9-11-13. Asarkoy & Kovanlik, Turkey
I decided to round off my exploration of Lycia and Pamphylia with two remote sites. The first was actually within sight of my hotel balcony in Belkis. Looking north towards the brown hills of Pisidia, I could make out an isolated mesa, seperated from the main range by some geological freak. This was the site of Sillyon, the fortress-city which dominated western Pamphylia at the time of Alexander’s conquest. Though never as wealthy as nearby Aspendos, Sillyon enjoyed several periods of prosperity. The extant ruins mostly belong to two such periods, separated by more than a millennium: the Hellenistic era and the early years of Seljuk rule.
Sillyon is approached from Asarkoy, a hamlet populated by a few dozen houses, a hundred or so inhabitants, several thousand sheep, and dogs uncountable. After narrowly evading several vicious curs, I made it up the path to the ruins, and soon reaching the two most distinctive Roman ruins: a badly ruined stadium (now used to pasture cattle), and the so-called “palace,” actually a large bath.
Just upslope stood the buttressed Hellenistic walls, expanded and modified over fifteen centuries of use. When I finally scrambled up to the top of the mesa, I could see little over the thick brush besides the shattered tops of a few stone facades. Navigating towards the nearest of these, I found myself before a well-preserved late Byzantine or Seljuk building, perhaps the palace of some commandant or princeling.
The rest of the area was too overgrown to explore and – much as I hated to admit it – too dangerous. Like most mountaintop cities, Sillyum stored its drinking water in deep cisterns. Most of these remain open, their openings concealed by brush. On several occasions, I found myself suddenly poised over a pit twenty or thirty feet deep. The bottoms of many cisterns were littered with sheep bones. Having no desire to end my vacation in like manner, I made my way to the other end of the mesa.

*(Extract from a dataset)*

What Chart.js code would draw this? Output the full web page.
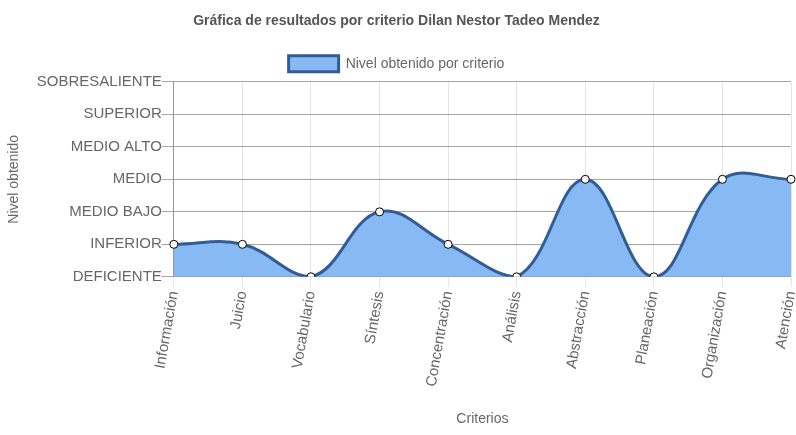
<!DOCTYPE html>
<html>
<head>
<meta charset="utf-8">
<script src="https://cdn.jsdelivr.net/npm/chart.js@4"></script>
<style>
html,body{margin:0;padding:0;background:#fff;}
#wrap{width:796px;height:435px;position:relative;}
</style>
</head>
<body>
<div id="wrap"><canvas id="c" width="796" height="435"></canvas></div>
<script>
const categories = ["Información","Juicio","Vocabulario","Síntesis","Concentración","Análisis","Abstracción","Planeación","Organización","Atención"];
const levelValues = [1,1,0,2,1,0,3,0,3,3];
const levelLabels = ["DEFICIENTE","INFERIOR","MEDIO BAJO","MEDIO","MEDIO ALTO","SUPERIOR","SOBRESALIENTE"];
const seriesName = "Nivel obtenido por criterio";
const chartTitle = "Gráfica de resultados por criterio Dilan Nestor Tadeo Mendez";

Chart.defaults.font.family = "'Liberation Sans', Arial, sans-serif";
Chart.defaults.color = "#666";

new Chart(document.getElementById('c'), {
  type: 'line',
  data: {
    labels: categories,
    datasets: [{
      label: seriesName,
      data: levelValues,
      fill: true,
      backgroundColor: '#87b9f5',
      borderColor: '#325d94',
      borderWidth: 3,
      tension: 0.4,
      pointRadius: 4,
      pointBackgroundColor: '#fff',
      pointBorderColor: '#000',
      pointBorderWidth: 1
    }]
  },
  options: {
    responsive: false,
    animation: false,
    layout: { padding: { left: 2, right: 5, top: 0, bottom: 3 } },
    plugins: {
      title: { display: true, text: chartTitle, font: { size: 14, weight: 'bold' }, color: '#555', padding: { top: 13, bottom: 14 } },
      legend: { labels: { boxWidth: 50, boxHeight: 16, padding: 12, font: { size: 14 }, color: '#666' } },
      tooltip: { enabled: false }
    },
    scales: {
      x: {
        title: { display: true, text: 'Criterios', font: { size: 14 }, color: '#666', padding: { top: 20 } },
        grid: { color: 'rgba(0,0,0,0.1)', tickLength: 10 },
        ticks: { font: { size: 15 }, minRotation: 80, maxRotation: 80, color: '#666' },
        afterFit: (scale) => { scale.paddingRight = 0; }
      },
      y: {
        min: 0, max: 6,
        title: { display: true, text: 'Nivel obtenido', font: { size: 14 }, color: '#666', padding: { top: 4, bottom: 14 } },
        grid: { color: 'rgba(0,0,0,0.35)', tickLength: 12 },
        border: { color: 'rgba(0,0,0,0.35)' },
        ticks: { stepSize: 1, font: { size: 15 }, color: '#666', padding: 0,
          callback: (v) => levelLabels[v] }
      }
    }
  }
});
</script>
</body>
</html>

Here, where the butte walls rise two hundred feet sheer from the plain, periodic rockslides have carried away much of the ancient city center. The theater has almost disappeared, along with half of the adjoining Odeion, long stretches of wall, and a few of the ubiquitous cisterns. Though the cliffs further north seem to be more stable, great cracks are everywhere opening twenty to thirty feet back from the present face. The next big earthquake will likely bring most of the wall circuit down. For the present, however, one can walk the original rock-cut stairs and streets behind the defenses, pausing occasionally to admire the view over the surrounding mountains and plain.
On the climb back down to the village, I took an unplanned detour (having missed the path) down a thirty-foot slope composed entirely of ancient pottery washed down from the plateau. The experience was of being knee-deep in potsherds was novel, but extremely uncomfortable.
I finished my tour of Sillyum with the city’s best-preserved ancient monument, a three-story Hellenistic watchtower preserved to its full height. As I stood inside the building, I couldn’t help noticing the enormous cracks that fissured every wall. Like the rest of Sillyon, this will not be a congenial place during the next earthquake.
From Asarkoy, I set my GPS to find a village near my next destination, a well-preserved stretch of the Roman Via Sebaste. Laid out around the birth of Christ and repaired through the Ottoman period, this was the main north-south highway between Lycia and Pamphylia and central Anatolia for well over a millennium. The section I wanted to visit was the famous Climax pass, crossed by both Alexander the Great and St. Paul.
The pass is now about five kilometers northeast of the little village of Kovanlik. My GPS decided to have its way with me one last time, directing me over two unpaved mountain tracks. When I finally reached Kovanlik, I discovered that – in good Turkish fashion – the turn from the highway was marked, but none of the subsequent six intersections were. Only a combination of intuition and luck brought me to the gray ruins beneath the pass.
I parked in the shadow of an Ottoman caravansary, and walked along the paving stones of the highway through the ruins of a Roman town. Though the street grid was still readily discernible, only a few buildings stood higher than three or four feet, making it difficult to identify the main public spaces. The Via Sebaste itself, however, still ran through the middle of town. The best-preserved building, apparently an official inn or staging post, stood two stories high just beside the road.
Past the few tumbled sarcophagi that marked the location of the town necropolis, the Via Sebaste climbed five kilometers to the top of the pass. Two distinct roadways were visible: on the left, the first-century Roman road drove arrow-straight between the peaks; on the right, a more recent (fifth- or sixth-century) Byzantine highway handled the slope more accommodatingly, taking the steeper sections with switchbacks and steps. For the long sections, the original paving stones of both roads were visible; a few parts, however, were completely covered with scree fallen from the slopes on both sides.
As I neared the head of the pass, I began to see the gray ruins of another Roman/Byzantine town about the same size as the settlement at the foot. Among the more notable buildings were a Late Antique chapel and ruined temple-tomb, the latter sadly damaged by looters.
After stopping to photograph these and a few inscribed sarcophagi, I turned and picked my way back to the car.